We are in the twilight days of Barack Obama’s presidency, and it seems safe to assume that there isn’t a single major aspect of his life that hasn’t been extensively researched or, at the very least, repeatedly referenced.

Earlier this year, the film Southside with You dramatized the first date between him and the future first lady on a balmy Chicago afternoon in the summer of 1989. And now we have Barry, which goes back even further, to the start of that decade, and speculates on his days as a student at Columbia University. The film is coarsely sympathetic and genuinely interested in developing its titular character but never breaks through the boundaries of feeling relentlessly stale in execution. It doesn’t venture beyond the most time-worn of biographical and storytelling formulas, leaving a thoroughly unmemorable and mediocre result.

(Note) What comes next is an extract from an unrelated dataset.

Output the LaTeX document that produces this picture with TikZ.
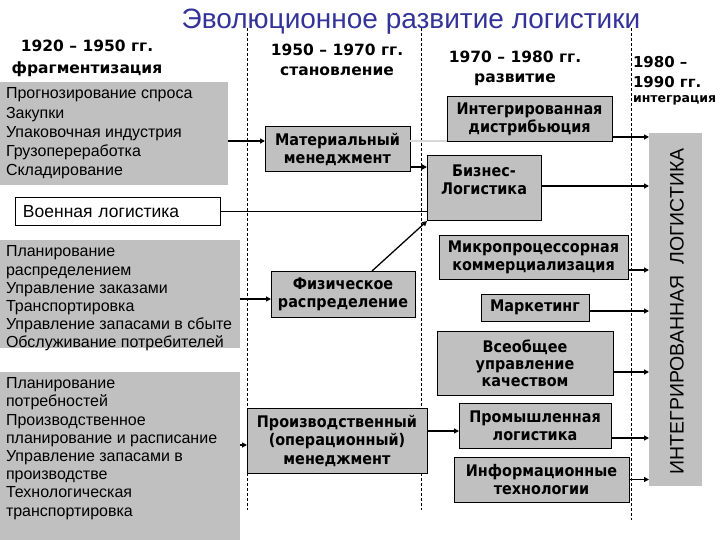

Devon Terrell stars as the president-to-be who, at the start of the film, has arrived in New York City, having just transferred from Occidental College in Los Angeles. Drastic geographical diversity is not a new aspect of his life – after all, he was born in Hawaii and spent his formative years in Indonesia. Barry, as he calls himself at the time, finds the global nature of his upbringing a unique factor of his budding identity. This becomes even more relevant as his father, who is an economist for the Kenyan government, writes to him for the first time in years.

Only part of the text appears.